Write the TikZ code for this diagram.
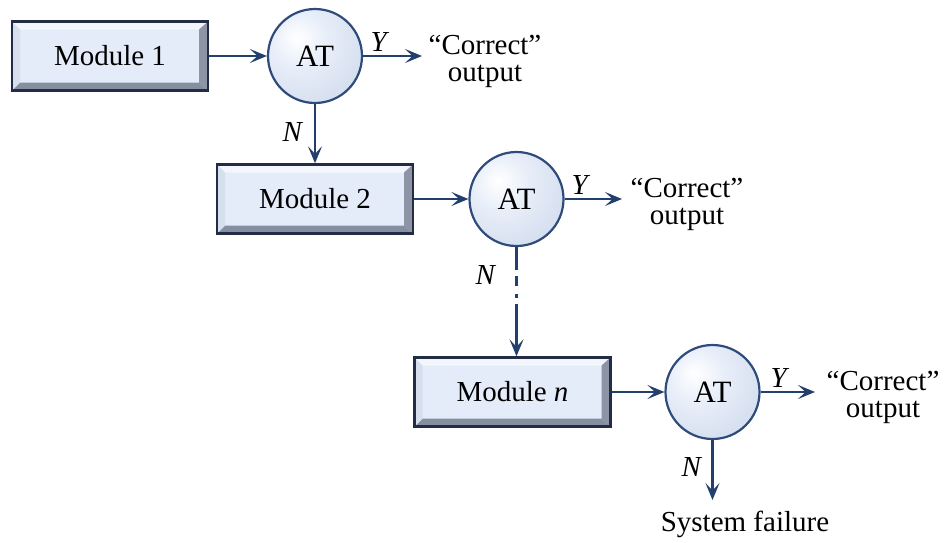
\documentclass[tikz,border=0pt]{standalone}
\usepackage{fontspec}
\setmainfont{Liberation Serif}
\usetikzlibrary{arrows.meta,calc}
\definecolor{navy}{HTML}{233F6E}
\definecolor{boxborder}{HTML}{222D45}
\definecolor{boxfill}{HTML}{E4ECFA}
\definecolor{bevtopc}{HTML}{F3F6FC}
\definecolor{bevleftc}{HTML}{D6DFEE}
\definecolor{bevrightc}{HTML}{8C94A5}
\definecolor{bevbotc}{HTML}{868FA2}
\definecolor{atA}{HTML}{E9EFF9}
\definecolor{atB}{HTML}{D3DDEE}
\definecolor{atC}{HTML}{ABB6C9}
\definecolor{atD}{HTML}{7E8AA2}
\definecolor{atborder}{HTML}{2E4B7C}
\pgfdeclareradialshading{atshade}{\pgfpoint{-10bp}{10bp}}{%
  color(0bp)=(white); color(14bp)=(atA); color(36bp)=(atB);
  color(53bp)=(atC); color(64bp)=(atD); color(100bp)=(atD)}
\tikzset{
  modbox/.style={rectangle, minimum width=98pt, minimum height=34.5pt,
    inner sep=0pt, fill=boxfill,
    path picture={
      \fill[bevtopc] (path picture bounding box.north west) -- (path picture bounding box.north east)
        -- ($(path picture bounding box.north east)+(-4pt,-4pt)$) -- ($(path picture bounding box.north west)+(4pt,-4pt)$) -- cycle;
      \fill[bevrightc] (path picture bounding box.north east) -- (path picture bounding box.south east)
        -- ($(path picture bounding box.south east)+(-4.5pt,4pt)$) -- ($(path picture bounding box.north east)+(-4.5pt,-4pt)$) -- cycle;
      \fill[bevbotc] (path picture bounding box.south east) -- (path picture bounding box.south west)
        -- ($(path picture bounding box.south west)+(4pt,4pt)$) -- ($(path picture bounding box.south east)+(-4.5pt,4pt)$) -- cycle;
      \fill[bevleftc] (path picture bounding box.south west) -- (path picture bounding box.north west)
        -- ($(path picture bounding box.north west)+(4pt,-4pt)$) -- ($(path picture bounding box.south west)+(4pt,4pt)$) -- cycle;
    },
    draw=boxborder, line width=1.2pt},
  atnode/.style={circle, minimum size=47pt, inner sep=0pt, shading=atshade,
    draw=atborder, line width=1.1pt, font=\fontsize{15.5}{16}\selectfont},
  outlbl/.style={align=center, inner sep=0pt},
  ilbl/.style={inner sep=0pt},
  conn/.style={draw=navy, line width=1.1pt,
    -{Stealth[length=8.5pt, width=7pt, inset=3.8pt]}},
}
\begin{document}
\begin{tikzpicture}[x=0.5pt, y=-0.5pt, font=\fontsize{14.5}{13.5}\selectfont]
\useasboundingbox (0,0) rectangle (944,542);

% row 1
\node[modbox] (m1) at (110,56) {Module 1};
\node[atnode] (a1) at (315,56) {AT};
\node[outlbl] (o1) at (485,61) {“Correct”\\output};
\coordinate (y1) at (422,56);
\node[ilbl] (ly1) at (380,42) {\textit{Y}};
\node[ilbl] (ln1) at (293,132) {\textit{N}};

% row 2
\node[modbox] (m2) at (315,199) {Module 2};
\node[atnode] (a2) at (516.5,199) {AT};
\node[outlbl] (o2) at (687,204) {“Correct”\\output};
\coordinate (y2) at (622,199);
\node[ilbl] (ly2) at (581,185) {\textit{Y}};
\node[ilbl] (ln2) at (486,275) {\textit{N}};

% row 3
\node[modbox] (mn) at (512.5,392) {Module \textit{n}};
\node[atnode] (a3) at (712.5,392) {AT};
\node[outlbl] (o3) at (883,397) {“Correct”\\output};
\coordinate (y3) at (815,392);
\node[ilbl] (ly3) at (780,378) {\textit{Y}};
\node[ilbl] (ln3) at (692,467) {\textit{N}};
\coordinate (f3) at (712.5,500);
\node (sf) at (745,524) {System failure};

% connectors
\draw[conn] (m1) -- (a1);
\draw[conn] (a1) -- (y1);
\draw[conn] (a1) -- (m2);
\draw[conn] (m2) -- (a2);
\draw[conn] (a2) -- (y2);
\draw[conn, dash pattern=on 11.5pt off 3pt on 5pt off 4pt on 2pt off 3pt on 80pt off 1pt]
  (a2.south) -- (a2.south |- mn.north);
\draw[conn] (mn) -- (a3);
\draw[conn] (a3) -- (y3);
\draw[conn] (a3) -- (f3);
\end{tikzpicture}
\end{document}
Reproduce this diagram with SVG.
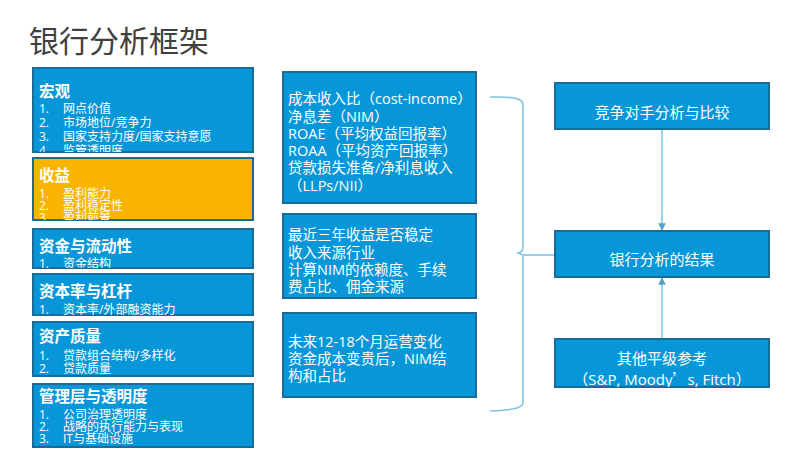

- **WHAT IS EXPECTED**
In the entries above, find each line with the string "diagram" and copy it.

- **WORKED SOLUTION**
Write the TikZ code for this diagram.
Reproduce this diagram with SVG.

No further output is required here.